> _REQUIRED WORK_:
Skip the pictures and extract all of the lines exactly as written.
* * * * * * *
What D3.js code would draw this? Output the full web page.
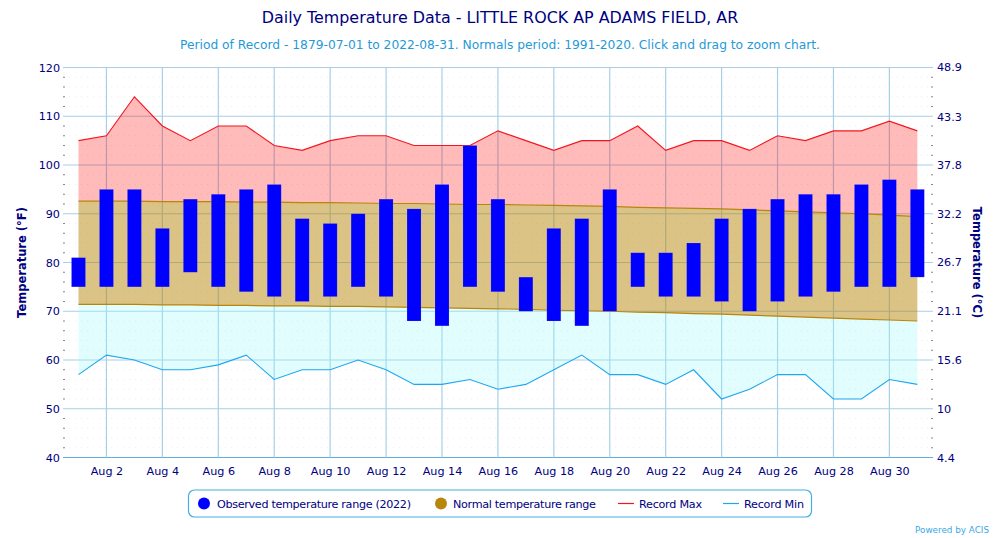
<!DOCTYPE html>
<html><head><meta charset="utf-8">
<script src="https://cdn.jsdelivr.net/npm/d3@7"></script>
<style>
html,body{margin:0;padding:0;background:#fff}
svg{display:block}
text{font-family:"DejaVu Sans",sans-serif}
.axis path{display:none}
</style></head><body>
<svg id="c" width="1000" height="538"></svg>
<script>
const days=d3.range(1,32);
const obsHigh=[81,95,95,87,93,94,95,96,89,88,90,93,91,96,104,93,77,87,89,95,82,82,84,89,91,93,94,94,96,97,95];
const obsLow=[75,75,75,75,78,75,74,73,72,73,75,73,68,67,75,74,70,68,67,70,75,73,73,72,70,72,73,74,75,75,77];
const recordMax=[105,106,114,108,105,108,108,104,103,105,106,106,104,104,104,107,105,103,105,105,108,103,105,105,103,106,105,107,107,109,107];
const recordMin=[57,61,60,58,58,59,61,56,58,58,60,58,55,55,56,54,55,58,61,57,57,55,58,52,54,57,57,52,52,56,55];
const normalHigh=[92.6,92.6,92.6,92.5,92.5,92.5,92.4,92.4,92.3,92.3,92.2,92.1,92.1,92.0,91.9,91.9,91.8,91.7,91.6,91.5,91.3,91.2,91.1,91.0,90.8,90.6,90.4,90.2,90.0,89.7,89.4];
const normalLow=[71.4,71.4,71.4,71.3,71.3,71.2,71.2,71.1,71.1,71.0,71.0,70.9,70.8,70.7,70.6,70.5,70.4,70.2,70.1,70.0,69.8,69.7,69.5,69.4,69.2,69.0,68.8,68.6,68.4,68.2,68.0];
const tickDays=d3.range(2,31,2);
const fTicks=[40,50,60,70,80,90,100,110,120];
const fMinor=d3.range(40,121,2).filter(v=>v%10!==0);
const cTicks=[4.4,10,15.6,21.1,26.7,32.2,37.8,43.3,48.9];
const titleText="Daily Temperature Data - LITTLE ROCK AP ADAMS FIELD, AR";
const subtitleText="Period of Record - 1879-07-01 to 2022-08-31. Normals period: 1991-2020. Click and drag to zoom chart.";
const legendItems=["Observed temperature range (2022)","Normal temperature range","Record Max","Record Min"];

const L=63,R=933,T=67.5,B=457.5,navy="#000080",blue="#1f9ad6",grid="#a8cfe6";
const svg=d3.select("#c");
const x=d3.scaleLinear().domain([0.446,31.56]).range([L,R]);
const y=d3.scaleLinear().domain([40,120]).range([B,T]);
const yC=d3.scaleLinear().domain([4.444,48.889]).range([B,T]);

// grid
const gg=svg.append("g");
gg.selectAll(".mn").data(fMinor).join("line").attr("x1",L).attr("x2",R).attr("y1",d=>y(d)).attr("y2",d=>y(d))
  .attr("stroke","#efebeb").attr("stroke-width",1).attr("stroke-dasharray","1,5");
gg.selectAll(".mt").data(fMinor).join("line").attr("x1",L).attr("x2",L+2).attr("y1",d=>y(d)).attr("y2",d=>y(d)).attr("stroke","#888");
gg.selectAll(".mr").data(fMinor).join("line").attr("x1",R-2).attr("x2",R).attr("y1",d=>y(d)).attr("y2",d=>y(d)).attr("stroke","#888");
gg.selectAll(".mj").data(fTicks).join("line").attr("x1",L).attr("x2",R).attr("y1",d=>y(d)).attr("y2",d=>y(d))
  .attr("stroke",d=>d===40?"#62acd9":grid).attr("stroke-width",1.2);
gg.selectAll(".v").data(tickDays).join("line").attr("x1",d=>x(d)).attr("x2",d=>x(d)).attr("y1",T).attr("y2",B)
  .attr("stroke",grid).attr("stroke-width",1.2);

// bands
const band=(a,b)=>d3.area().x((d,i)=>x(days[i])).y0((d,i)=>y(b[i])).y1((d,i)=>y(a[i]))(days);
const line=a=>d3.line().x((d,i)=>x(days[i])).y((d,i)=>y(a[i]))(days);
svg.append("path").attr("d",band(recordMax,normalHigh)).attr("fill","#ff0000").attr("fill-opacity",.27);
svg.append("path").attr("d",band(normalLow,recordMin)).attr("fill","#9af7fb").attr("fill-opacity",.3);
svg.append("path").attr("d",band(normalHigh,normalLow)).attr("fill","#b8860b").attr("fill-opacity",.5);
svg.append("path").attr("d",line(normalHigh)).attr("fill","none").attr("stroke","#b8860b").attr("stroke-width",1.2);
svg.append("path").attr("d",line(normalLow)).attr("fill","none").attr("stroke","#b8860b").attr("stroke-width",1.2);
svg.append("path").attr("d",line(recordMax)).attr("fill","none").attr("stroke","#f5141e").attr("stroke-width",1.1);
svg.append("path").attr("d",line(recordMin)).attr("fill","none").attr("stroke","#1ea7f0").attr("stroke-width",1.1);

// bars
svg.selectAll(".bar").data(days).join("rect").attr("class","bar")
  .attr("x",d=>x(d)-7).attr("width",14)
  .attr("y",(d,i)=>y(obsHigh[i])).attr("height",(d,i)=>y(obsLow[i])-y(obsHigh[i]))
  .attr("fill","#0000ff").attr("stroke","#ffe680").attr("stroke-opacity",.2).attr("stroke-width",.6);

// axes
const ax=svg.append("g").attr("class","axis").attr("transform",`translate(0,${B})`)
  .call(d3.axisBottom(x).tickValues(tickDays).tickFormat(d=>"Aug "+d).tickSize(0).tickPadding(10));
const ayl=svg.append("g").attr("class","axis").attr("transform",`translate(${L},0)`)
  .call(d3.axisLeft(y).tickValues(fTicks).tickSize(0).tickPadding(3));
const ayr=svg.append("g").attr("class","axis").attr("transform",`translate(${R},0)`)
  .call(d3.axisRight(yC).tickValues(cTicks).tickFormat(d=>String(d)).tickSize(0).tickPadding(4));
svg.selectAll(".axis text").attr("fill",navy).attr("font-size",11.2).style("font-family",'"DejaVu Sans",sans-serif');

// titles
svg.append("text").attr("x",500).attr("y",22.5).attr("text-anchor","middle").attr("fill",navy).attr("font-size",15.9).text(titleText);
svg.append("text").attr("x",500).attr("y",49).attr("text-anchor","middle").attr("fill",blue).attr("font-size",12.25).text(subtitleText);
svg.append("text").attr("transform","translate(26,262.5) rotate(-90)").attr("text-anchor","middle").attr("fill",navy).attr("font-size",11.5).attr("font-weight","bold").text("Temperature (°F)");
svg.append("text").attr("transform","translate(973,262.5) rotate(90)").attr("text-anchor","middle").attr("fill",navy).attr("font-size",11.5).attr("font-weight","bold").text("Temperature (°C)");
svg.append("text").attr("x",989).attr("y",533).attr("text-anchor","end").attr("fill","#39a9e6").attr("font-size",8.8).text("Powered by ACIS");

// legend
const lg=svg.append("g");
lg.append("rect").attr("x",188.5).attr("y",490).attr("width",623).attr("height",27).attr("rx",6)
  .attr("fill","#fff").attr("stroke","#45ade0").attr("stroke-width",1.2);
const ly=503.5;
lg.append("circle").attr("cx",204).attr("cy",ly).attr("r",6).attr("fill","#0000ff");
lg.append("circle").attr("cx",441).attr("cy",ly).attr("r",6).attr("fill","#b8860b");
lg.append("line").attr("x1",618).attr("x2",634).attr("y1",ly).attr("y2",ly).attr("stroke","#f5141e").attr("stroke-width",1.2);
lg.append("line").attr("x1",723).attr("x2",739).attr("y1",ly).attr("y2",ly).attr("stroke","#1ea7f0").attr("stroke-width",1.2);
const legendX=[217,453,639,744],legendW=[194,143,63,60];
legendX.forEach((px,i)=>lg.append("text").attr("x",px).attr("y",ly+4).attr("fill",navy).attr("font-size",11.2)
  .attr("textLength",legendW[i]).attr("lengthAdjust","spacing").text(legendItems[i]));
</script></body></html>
* * * * * * *
> _PROBLEM SOLUTION_:
What D3.js code would draw this? Output the full web page.
<!DOCTYPE html>
<html><head><meta charset="utf-8">
<script src="https://cdn.jsdelivr.net/npm/d3@7"></script>
<style>
html,body{margin:0;padding:0;background:#fff}
svg{display:block}
text{font-family:"DejaVu Sans",sans-serif}
.axis path{display:none}
</style></head><body>
<svg id="c" width="1000" height="538"></svg>
<script>
const days=d3.range(1,32);
const obsHigh=[81,95,95,87,93,94,95,96,89,88,90,93,91,96,104,93,77,87,89,95,82,82,84,89,91,93,94,94,96,97,95];
const obsLow=[75,75,75,75,78,75,74,73,72,73,75,73,68,67,75,74,70,68,67,70,75,73,73,72,70,72,73,74,75,75,77];
const recordMax=[105,106,114,108,105,108,108,104,103,105,106,106,104,104,104,107,105,103,105,105,108,103,105,105,103,106,105,107,107,109,107];
const recordMin=[57,61,60,58,58,59,61,56,58,58,60,58,55,55,56,54,55,58,61,57,57,55,58,52,54,57,57,52,52,56,55];
const normalHigh=[92.6,92.6,92.6,92.5,92.5,92.5,92.4,92.4,92.3,92.3,92.2,92.1,92.1,92.0,91.9,91.9,91.8,91.7,91.6,91.5,91.3,91.2,91.1,91.0,90.8,90.6,90.4,90.2,90.0,89.7,89.4];
const normalLow=[71.4,71.4,71.4,71.3,71.3,71.2,71.2,71.1,71.1,71.0,71.0,70.9,70.8,70.7,70.6,70.5,70.4,70.2,70.1,70.0,69.8,69.7,69.5,69.4,69.2,69.0,68.8,68.6,68.4,68.2,68.0];
const tickDays=d3.range(2,31,2);
const fTicks=[40,50,60,70,80,90,100,110,120];
const fMinor=d3.range(40,121,2).filter(v=>v%10!==0);
const cTicks=[4.4,10,15.6,21.1,26.7,32.2,37.8,43.3,48.9];
const titleText="Daily Temperature Data - LITTLE ROCK AP ADAMS FIELD, AR";
const subtitleText="Period of Record - 1879-07-01 to 2022-08-31. Normals period: 1991-2020. Click and drag to zoom chart.";
const legendItems=["Observed temperature range (2022)","Normal temperature range","Record Max","Record Min"];

const L=63,R=933,T=67.5,B=457.5,navy="#000080",blue="#1f9ad6",grid="#a8cfe6";
const svg=d3.select("#c");
const x=d3.scaleLinear().domain([0.446,31.56]).range([L,R]);
const y=d3.scaleLinear().domain([40,120]).range([B,T]);
const yC=d3.scaleLinear().domain([4.444,48.889]).range([B,T]);

// grid
const gg=svg.append("g");
gg.selectAll(".mn").data(fMinor).join("line").attr("x1",L).attr("x2",R).attr("y1",d=>y(d)).attr("y2",d=>y(d))
  .attr("stroke","#efebeb").attr("stroke-width",1).attr("stroke-dasharray","1,5");
gg.selectAll(".mt").data(fMinor).join("line").attr("x1",L).attr("x2",L+2).attr("y1",d=>y(d)).attr("y2",d=>y(d)).attr("stroke","#888");
gg.selectAll(".mr").data(fMinor).join("line").attr("x1",R-2).attr("x2",R).attr("y1",d=>y(d)).attr("y2",d=>y(d)).attr("stroke","#888");
gg.selectAll(".mj").data(fTicks).join("line").attr("x1",L).attr("x2",R).attr("y1",d=>y(d)).attr("y2",d=>y(d))
  .attr("stroke",d=>d===40?"#62acd9":grid).attr("stroke-width",1.2);
gg.selectAll(".v").data(tickDays).join("line").attr("x1",d=>x(d)).attr("x2",d=>x(d)).attr("y1",T).attr("y2",B)
  .attr("stroke",grid).attr("stroke-width",1.2);

// bands
const band=(a,b)=>d3.area().x((d,i)=>x(days[i])).y0((d,i)=>y(b[i])).y1((d,i)=>y(a[i]))(days);
const line=a=>d3.line().x((d,i)=>x(days[i])).y((d,i)=>y(a[i]))(days);
svg.append("path").attr("d",band(recordMax,normalHigh)).attr("fill","#ff0000").attr("fill-opacity",.27);
svg.append("path").attr("d",band(normalLow,recordMin)).attr("fill","#9af7fb").attr("fill-opacity",.3);
svg.append("path").attr("d",band(normalHigh,normalLow)).attr("fill","#b8860b").attr("fill-opacity",.5);
svg.append("path").attr("d",line(normalHigh)).attr("fill","none").attr("stroke","#b8860b").attr("stroke-width",1.2);
svg.append("path").attr("d",line(normalLow)).attr("fill","none").attr("stroke","#b8860b").attr("stroke-width",1.2);
svg.append("path").attr("d",line(recordMax)).attr("fill","none").attr("stroke","#f5141e").attr("stroke-width",1.1);
svg.append("path").attr("d",line(recordMin)).attr("fill","none").attr("stroke","#1ea7f0").attr("stroke-width",1.1);

// bars
svg.selectAll(".bar").data(days).join("rect").attr("class","bar")
  .attr("x",d=>x(d)-7).attr("width",14)
  .attr("y",(d,i)=>y(obsHigh[i])).attr("height",(d,i)=>y(obsLow[i])-y(obsHigh[i]))
  .attr("fill","#0000ff").attr("stroke","#ffe680").attr("stroke-opacity",.2).attr("stroke-width",.6);

// axes
const ax=svg.append("g").attr("class","axis").attr("transform",`translate(0,${B})`)
  .call(d3.axisBottom(x).tickValues(tickDays).tickFormat(d=>"Aug "+d).tickSize(0).tickPadding(10));
const ayl=svg.append("g").attr("class","axis").attr("transform",`translate(${L},0)`)
  .call(d3.axisLeft(y).tickValues(fTicks).tickSize(0).tickPadding(3));
const ayr=svg.append("g").attr("class","axis").attr("transform",`translate(${R},0)`)
  .call(d3.axisRight(yC).tickValues(cTicks).tickFormat(d=>String(d)).tickSize(0).tickPadding(4));
svg.selectAll(".axis text").attr("fill",navy).attr("font-size",11.2).style("font-family",'"DejaVu Sans",sans-serif');

// titles
svg.append("text").attr("x",500).attr("y",22.5).attr("text-anchor","middle").attr("fill",navy).attr("font-size",15.9).text(titleText);
svg.append("text").attr("x",500).attr("y",49).attr("text-anchor","middle").attr("fill",blue).attr("font-size",12.25).text(subtitleText);
svg.append("text").attr("transform","translate(26,262.5) rotate(-90)").attr("text-anchor","middle").attr("fill",navy).attr("font-size",11.5).attr("font-weight","bold").text("Temperature (°F)");
svg.append("text").attr("transform","translate(973,262.5) rotate(90)").attr("text-anchor","middle").attr("fill",navy).attr("font-size",11.5).attr("font-weight","bold").text("Temperature (°C)");
svg.append("text").attr("x",989).attr("y",533).attr("text-anchor","end").attr("fill","#39a9e6").attr("font-size",8.8).text("Powered by ACIS");

// legend
const lg=svg.append("g");
lg.append("rect").attr("x",188.5).attr("y",490).attr("width",623).attr("height",27).attr("rx",6)
  .attr("fill","#fff").attr("stroke","#45ade0").attr("stroke-width",1.2);
const ly=503.5;
lg.append("circle").attr("cx",204).attr("cy",ly).attr("r",6).attr("fill","#0000ff");
lg.append("circle").attr("cx",441).attr("cy",ly).attr("r",6).attr("fill","#b8860b");
lg.append("line").attr("x1",618).attr("x2",634).attr("y1",ly).attr("y2",ly).attr("stroke","#f5141e").attr("stroke-width",1.2);
lg.append("line").attr("x1",723).attr("x2",739).attr("y1",ly).attr("y2",ly).attr("stroke","#1ea7f0").attr("stroke-width",1.2);
const legendX=[217,453,639,744],legendW=[194,143,63,60];
legendX.forEach((px,i)=>lg.append("text").attr("x",px).attr("y",ly+4).attr("fill",navy).attr("font-size",11.2)
  .attr("textLength",legendW[i]).attr("lengthAdjust","spacing").text(legendItems[i]));
</script></body></html>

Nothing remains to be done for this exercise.